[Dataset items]
┄┄┄┄┄┄

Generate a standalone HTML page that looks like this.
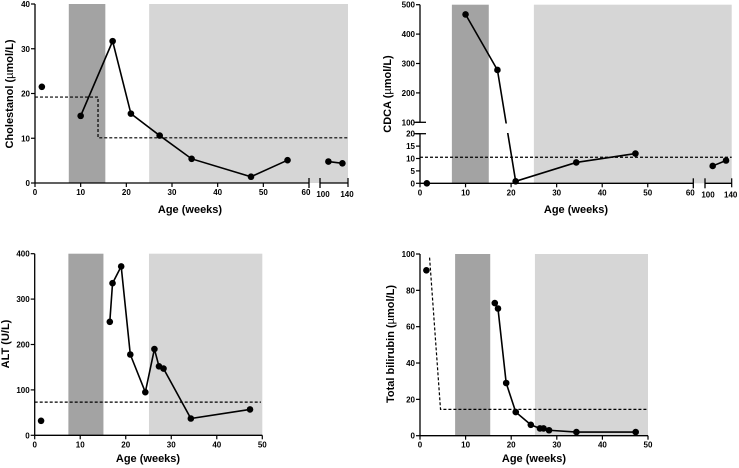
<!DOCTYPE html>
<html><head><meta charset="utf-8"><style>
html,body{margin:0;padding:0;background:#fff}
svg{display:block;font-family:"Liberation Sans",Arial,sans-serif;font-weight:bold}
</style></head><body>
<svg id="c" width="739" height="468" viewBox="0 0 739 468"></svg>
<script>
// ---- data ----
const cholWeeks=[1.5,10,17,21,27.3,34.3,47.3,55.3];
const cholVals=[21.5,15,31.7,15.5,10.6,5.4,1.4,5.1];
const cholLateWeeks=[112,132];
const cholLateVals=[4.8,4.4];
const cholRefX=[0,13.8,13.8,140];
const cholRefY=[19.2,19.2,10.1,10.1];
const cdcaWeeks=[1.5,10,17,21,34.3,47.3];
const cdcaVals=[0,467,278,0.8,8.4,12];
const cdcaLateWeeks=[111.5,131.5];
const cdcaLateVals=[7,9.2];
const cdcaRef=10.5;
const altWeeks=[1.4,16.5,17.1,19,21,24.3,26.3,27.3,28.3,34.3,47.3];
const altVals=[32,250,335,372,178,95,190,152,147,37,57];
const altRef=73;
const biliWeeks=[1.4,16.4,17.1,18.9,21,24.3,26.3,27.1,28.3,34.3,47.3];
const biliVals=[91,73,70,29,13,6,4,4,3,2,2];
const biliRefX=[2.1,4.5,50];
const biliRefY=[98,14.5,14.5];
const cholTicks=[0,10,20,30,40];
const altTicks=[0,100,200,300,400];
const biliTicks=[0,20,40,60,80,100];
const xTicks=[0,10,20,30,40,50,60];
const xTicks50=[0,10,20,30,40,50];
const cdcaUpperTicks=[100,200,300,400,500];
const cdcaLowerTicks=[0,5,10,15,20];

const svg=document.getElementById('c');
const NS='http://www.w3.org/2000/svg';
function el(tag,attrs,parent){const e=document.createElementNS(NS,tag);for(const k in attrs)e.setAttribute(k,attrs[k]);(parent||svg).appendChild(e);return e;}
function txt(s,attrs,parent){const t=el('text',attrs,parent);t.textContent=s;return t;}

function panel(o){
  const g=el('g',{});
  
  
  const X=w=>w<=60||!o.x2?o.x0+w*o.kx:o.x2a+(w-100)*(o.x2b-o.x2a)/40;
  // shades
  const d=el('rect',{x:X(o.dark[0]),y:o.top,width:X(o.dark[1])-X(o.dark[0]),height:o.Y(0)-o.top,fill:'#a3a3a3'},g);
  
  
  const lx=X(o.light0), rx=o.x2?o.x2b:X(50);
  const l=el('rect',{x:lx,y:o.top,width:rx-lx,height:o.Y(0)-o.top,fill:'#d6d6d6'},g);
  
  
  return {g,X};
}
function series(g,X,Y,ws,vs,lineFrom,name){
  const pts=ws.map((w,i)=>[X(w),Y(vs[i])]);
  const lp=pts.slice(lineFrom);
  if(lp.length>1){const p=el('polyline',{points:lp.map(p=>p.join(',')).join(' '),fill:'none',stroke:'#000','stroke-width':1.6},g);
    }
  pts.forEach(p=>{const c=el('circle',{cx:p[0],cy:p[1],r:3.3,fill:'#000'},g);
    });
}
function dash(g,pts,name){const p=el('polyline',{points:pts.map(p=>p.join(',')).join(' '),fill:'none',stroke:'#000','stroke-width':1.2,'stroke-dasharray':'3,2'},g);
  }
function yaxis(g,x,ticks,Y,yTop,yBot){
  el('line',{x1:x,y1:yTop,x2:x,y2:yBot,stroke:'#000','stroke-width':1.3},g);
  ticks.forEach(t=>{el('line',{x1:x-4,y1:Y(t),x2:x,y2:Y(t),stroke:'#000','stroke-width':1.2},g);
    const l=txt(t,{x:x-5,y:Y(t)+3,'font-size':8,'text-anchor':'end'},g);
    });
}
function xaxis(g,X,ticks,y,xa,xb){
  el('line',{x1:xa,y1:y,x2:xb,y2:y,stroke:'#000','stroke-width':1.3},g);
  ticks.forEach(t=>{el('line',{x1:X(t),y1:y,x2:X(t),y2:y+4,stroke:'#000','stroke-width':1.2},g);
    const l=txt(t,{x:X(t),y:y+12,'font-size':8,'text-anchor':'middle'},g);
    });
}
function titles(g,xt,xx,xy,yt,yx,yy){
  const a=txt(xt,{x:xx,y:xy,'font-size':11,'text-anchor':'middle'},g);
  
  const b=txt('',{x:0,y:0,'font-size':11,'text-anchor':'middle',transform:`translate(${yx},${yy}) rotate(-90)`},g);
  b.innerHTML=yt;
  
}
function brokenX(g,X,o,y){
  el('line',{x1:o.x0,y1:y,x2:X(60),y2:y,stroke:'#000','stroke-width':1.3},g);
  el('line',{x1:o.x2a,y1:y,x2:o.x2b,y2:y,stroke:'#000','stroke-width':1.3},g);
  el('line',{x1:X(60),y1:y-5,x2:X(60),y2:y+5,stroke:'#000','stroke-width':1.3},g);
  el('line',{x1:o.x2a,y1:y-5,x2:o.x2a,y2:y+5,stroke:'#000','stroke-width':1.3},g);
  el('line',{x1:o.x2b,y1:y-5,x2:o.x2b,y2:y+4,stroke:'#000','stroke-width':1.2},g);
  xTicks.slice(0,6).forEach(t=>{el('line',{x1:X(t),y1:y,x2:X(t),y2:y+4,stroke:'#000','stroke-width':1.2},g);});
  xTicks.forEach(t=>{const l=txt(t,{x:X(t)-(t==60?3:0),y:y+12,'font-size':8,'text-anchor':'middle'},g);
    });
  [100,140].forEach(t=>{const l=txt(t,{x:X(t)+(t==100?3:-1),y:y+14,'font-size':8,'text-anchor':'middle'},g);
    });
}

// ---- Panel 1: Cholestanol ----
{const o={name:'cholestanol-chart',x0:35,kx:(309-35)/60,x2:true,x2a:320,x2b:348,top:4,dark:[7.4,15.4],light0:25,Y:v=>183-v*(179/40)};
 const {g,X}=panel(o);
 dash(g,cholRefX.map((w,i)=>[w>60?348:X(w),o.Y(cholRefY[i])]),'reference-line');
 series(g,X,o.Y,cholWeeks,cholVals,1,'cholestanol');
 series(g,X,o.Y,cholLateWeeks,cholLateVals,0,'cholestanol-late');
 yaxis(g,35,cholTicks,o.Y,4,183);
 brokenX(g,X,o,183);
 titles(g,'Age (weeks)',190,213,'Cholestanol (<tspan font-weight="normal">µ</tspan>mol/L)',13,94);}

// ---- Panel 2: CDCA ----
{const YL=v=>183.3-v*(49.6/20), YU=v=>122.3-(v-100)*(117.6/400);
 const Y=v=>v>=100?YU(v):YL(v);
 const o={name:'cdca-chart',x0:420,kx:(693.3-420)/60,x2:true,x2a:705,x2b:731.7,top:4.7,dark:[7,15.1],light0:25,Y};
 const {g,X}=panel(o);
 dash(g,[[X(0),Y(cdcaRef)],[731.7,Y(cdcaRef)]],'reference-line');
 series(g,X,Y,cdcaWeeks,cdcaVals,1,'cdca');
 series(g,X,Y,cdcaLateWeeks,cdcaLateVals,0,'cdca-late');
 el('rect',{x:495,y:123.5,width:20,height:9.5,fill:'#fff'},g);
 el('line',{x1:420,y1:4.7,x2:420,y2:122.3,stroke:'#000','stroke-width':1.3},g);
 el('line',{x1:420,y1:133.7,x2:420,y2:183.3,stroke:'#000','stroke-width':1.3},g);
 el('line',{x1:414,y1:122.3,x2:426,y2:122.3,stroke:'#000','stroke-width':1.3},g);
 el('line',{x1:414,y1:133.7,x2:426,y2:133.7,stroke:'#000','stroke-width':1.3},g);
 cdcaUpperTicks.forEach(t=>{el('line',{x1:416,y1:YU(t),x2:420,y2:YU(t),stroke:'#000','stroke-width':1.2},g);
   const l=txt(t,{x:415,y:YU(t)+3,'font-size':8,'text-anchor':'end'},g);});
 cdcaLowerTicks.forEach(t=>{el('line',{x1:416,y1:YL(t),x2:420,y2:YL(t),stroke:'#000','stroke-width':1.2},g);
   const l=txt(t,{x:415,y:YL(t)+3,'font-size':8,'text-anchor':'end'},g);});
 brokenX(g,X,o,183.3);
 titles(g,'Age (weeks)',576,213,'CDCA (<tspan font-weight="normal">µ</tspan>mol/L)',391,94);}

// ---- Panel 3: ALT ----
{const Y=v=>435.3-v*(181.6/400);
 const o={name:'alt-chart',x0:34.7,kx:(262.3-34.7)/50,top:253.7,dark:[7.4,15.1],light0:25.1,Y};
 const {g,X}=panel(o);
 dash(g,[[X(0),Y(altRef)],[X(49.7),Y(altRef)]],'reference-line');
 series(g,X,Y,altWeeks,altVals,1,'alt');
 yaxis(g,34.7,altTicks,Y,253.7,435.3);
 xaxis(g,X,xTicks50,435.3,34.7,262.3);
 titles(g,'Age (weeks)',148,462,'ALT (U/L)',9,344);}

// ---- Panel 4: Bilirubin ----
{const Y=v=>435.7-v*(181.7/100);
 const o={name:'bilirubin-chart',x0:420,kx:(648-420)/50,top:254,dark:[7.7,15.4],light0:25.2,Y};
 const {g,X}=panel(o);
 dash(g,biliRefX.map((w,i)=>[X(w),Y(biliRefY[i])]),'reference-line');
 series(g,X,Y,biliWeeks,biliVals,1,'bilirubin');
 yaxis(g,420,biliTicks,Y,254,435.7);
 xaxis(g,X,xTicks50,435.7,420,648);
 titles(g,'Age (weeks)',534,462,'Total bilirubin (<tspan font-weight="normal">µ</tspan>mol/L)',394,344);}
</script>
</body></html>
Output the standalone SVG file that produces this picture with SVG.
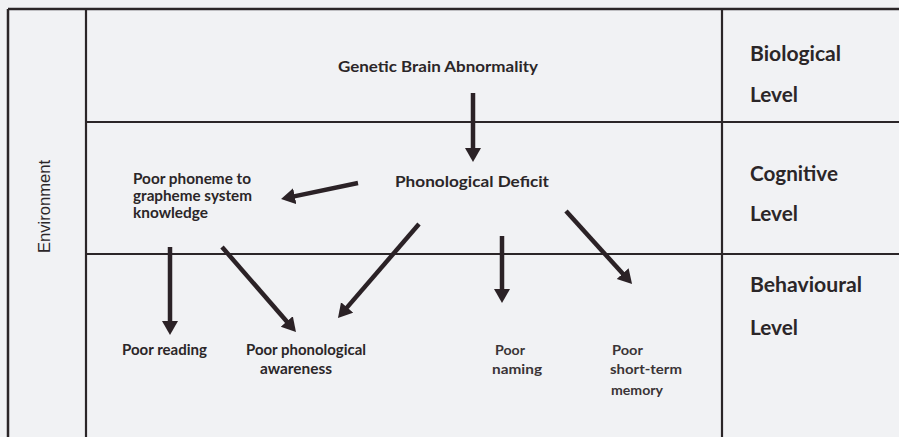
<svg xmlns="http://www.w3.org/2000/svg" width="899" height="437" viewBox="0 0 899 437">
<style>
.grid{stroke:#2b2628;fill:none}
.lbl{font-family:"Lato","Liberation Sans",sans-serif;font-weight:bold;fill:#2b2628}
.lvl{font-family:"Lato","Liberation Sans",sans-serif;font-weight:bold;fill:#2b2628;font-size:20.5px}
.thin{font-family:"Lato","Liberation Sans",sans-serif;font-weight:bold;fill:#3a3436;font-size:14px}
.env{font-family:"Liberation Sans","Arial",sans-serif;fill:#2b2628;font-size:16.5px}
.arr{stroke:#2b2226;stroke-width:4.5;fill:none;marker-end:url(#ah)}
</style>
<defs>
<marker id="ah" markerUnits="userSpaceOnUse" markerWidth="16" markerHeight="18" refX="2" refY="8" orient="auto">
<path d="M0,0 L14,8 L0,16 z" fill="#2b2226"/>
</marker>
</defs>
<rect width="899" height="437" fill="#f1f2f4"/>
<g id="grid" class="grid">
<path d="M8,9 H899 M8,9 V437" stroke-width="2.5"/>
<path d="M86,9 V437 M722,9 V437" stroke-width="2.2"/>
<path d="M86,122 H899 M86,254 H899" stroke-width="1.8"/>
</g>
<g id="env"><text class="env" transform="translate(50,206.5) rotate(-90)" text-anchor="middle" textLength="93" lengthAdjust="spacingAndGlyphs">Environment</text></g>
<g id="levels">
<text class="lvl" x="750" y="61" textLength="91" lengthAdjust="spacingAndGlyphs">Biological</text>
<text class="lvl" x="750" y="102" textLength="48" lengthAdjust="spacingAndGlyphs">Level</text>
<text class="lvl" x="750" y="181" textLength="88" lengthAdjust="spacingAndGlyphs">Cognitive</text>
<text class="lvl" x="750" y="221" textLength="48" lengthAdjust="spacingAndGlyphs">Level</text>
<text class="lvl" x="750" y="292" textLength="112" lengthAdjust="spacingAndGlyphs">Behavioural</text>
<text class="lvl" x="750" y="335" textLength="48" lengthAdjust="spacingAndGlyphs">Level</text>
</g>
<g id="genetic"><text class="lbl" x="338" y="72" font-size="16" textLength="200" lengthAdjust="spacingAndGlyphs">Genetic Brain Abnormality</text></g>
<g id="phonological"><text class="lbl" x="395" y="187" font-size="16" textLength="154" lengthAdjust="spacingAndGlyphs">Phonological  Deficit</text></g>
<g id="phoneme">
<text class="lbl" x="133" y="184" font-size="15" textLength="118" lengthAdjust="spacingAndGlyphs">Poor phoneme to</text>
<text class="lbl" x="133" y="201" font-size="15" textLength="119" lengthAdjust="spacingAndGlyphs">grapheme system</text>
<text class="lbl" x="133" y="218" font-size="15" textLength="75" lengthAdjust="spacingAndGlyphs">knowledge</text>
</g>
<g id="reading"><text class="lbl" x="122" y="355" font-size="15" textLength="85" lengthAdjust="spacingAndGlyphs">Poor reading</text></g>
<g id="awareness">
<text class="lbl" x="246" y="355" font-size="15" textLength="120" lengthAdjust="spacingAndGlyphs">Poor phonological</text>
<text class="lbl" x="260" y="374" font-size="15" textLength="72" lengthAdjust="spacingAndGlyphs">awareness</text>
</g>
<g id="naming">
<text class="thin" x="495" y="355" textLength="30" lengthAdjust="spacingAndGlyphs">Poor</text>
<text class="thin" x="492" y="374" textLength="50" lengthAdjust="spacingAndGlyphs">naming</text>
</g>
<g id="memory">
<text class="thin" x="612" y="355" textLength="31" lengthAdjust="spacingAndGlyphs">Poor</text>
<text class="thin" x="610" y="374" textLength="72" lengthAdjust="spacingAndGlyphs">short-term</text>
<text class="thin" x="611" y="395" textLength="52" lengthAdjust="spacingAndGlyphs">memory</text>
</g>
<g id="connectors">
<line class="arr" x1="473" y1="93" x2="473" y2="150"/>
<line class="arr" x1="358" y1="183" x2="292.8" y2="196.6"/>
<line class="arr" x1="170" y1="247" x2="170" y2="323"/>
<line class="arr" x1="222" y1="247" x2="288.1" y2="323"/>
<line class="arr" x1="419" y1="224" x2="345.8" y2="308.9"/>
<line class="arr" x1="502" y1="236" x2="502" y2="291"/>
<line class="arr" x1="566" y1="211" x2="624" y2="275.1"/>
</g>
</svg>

┄┄┄┄┄┄

## GIVEN PROBLEM
Copy all lines from the entries that contain the word "this".

## RESULT BELOW
Generate a standalone HTML page that looks like this.
Output the standalone SVG file that produces this picture with SVG.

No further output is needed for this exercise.